Karen Ross Epp

 

With Love Stan: A Soldier's Letters from Vietnam to The World


Robert Kreider, PhD

 

Review date: 09/28/2007

Karen Ross Epp's book, With Love Stan: A Soldier's Letters From Vietnam To The World, is a captivating story of war at its raw, earthy, killing and being killed level of war-the story told by a 19-year old infantryman (a grunt), a fun-loving Iowa farm boy just out of high school. On October 20, 1969, Stan Ross was killed in action. Reading With Love Stan on the heals of watching Ken Burn's documentary of World War I, "The War," I was jolted by the striking parallelism of two wars at their elemental infantryman base. This, too, is an Ernie Pyle, Bill Mauldin kind of story.

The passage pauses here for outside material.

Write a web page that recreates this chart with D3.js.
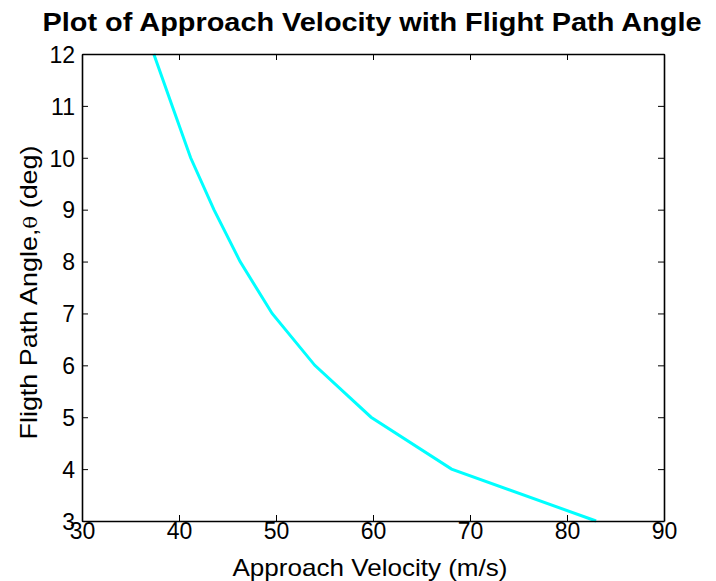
<!DOCTYPE html>
<html>
<head>
<meta charset="utf-8">
<script src="https://cdn.jsdelivr.net/npm/d3@7"></script>
<style>
  html, body { margin: 0; padding: 0; background: #fff; }
  svg { display: block; font-family: "Liberation Sans", Arial, sans-serif; }
</style>
</head>
<body>
<svg id="chart" width="716" height="581"></svg>
<script>
// Flight path angle (deg) and the matching approach velocity (m/s)
const angles = [3, 4, 5, 6, 7, 8, 9, 10, 11, 12];
const velocities = [83.0, 68.1, 59.8, 54.0, 49.6, 46.3, 43.6, 41.2, 39.3, 37.4];
const xTicks = [30, 40, 50, 60, 70, 80, 90];
const yTicks = [3, 4, 5, 6, 7, 8, 9, 10, 11, 12];

const titleText = "Plot of Approach Velocity with Flight Path Angle";
const xLabel = "Approach Velocity (m/s)";

const svg = d3.select("#chart");
const plotL = 82, plotR = 664, plotT = 54, plotB = 521;

const x = d3.scaleLinear().domain([30, 90]).range([plotL, plotR]);
const y = d3.scaleLinear().domain([3, 12]).range([plotB, plotT]);

// Curve
const line = d3.line()
  .x((d, i) => x(velocities[i]))
  .y(d => y(d));

svg.append("path")
  .datum(angles)
  .attr("d", line)
  .attr("fill", "none")
  .attr("stroke", "#00ffff")
  .attr("stroke-width", 3);

// Axes with inward ticks on all four sides
const tickLen = 6;
const axisStyle = g => {
  g.select(".domain").attr("stroke", "#000").attr("stroke-width", 1.6);
  g.selectAll(".tick line").attr("stroke", "#000").attr("stroke-width", 1);
  g.selectAll("text").attr("fill", "#000").style("font-size", "23px")
    .attr("font-family", "Liberation Sans, Arial, sans-serif");
};

svg.append("g")
  .attr("transform", `translate(0,${plotB})`)
  .call(d3.axisBottom(x).tickValues(xTicks).tickSize(-tickLen).tickPadding(0).tickSizeOuter(0))
  .call(axisStyle)
  .call(g => g.selectAll("text").attr("y", 17.5).attr("dy", 0));

svg.append("g")
  .attr("transform", `translate(0,${plotT})`)
  .call(d3.axisTop(x).tickValues(xTicks).tickSize(-tickLen).tickSizeOuter(0).tickFormat(""))
  .call(axisStyle);

svg.append("g")
  .attr("transform", `translate(${plotL},0)`)
  .call(d3.axisLeft(y).tickValues(yTicks).tickSize(-tickLen).tickPadding(0).tickSizeOuter(0))
  .call(axisStyle)
  .call(g => g.selectAll("text").attr("x", -7).attr("dy", "0.36em"));

svg.append("g")
  .attr("transform", `translate(${plotR},0)`)
  .call(d3.axisRight(y).tickValues(yTicks).tickSize(-tickLen).tickSizeOuter(0).tickFormat(""))
  .call(axisStyle);

// Title and axis labels
svg.append("text")
  .attr("x", 372)
  .attr("y", 31)
  .attr("text-anchor", "middle")
  .attr("font-weight", "bold")
  .attr("textLength", 659)
  .attr("lengthAdjust", "spacingAndGlyphs")
  .style("font-size", "26px")
  .text(titleText);

svg.append("text")
  .attr("x", 370)
  .attr("y", 575.5)
  .attr("text-anchor", "middle")
  .attr("textLength", 275)
  .attr("lengthAdjust", "spacingAndGlyphs")
  .style("font-size", "24px")
  .text(xLabel);

const yLab = svg.append("text")
  .attr("transform", "translate(37,292.5) rotate(-90)")
  .attr("text-anchor", "middle")
  .attr("textLength", 294)
  .attr("lengthAdjust", "spacingAndGlyphs")
  .style("font-size", "24px");
yLab.append("tspan").text("Fligth Path Angle,");
yLab.append("tspan").attr("font-family", "DejaVu Serif, serif").style("font-size", "19px").text("θ");
yLab.append("tspan").text(" (deg)");
</script>
</body>
</html>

Stan's sister Karen in her editing deftly splices into the flow of Stan's letters also excepts from writings of other soldiers in the killing fields of Vietnam. Here is not only a war journal, but a sensitive portrait of an Iowa Farm family lovingly identified with their son and brother: youth longing for home, letters serving as an "lifeline to sanity," photos in the wallet acquiring iconic value, home front flashbacks that give war a startling context. One also senses the alienation of the grunts toward generals and their infalated rhetoric and military dismissed as in soft jobs in the rear. Karen Ross is to be congratulated for giving voice to Vietnam War's voiceless. I have read dozen of books on Vietnam, I rank With Love Stan among ones at the top.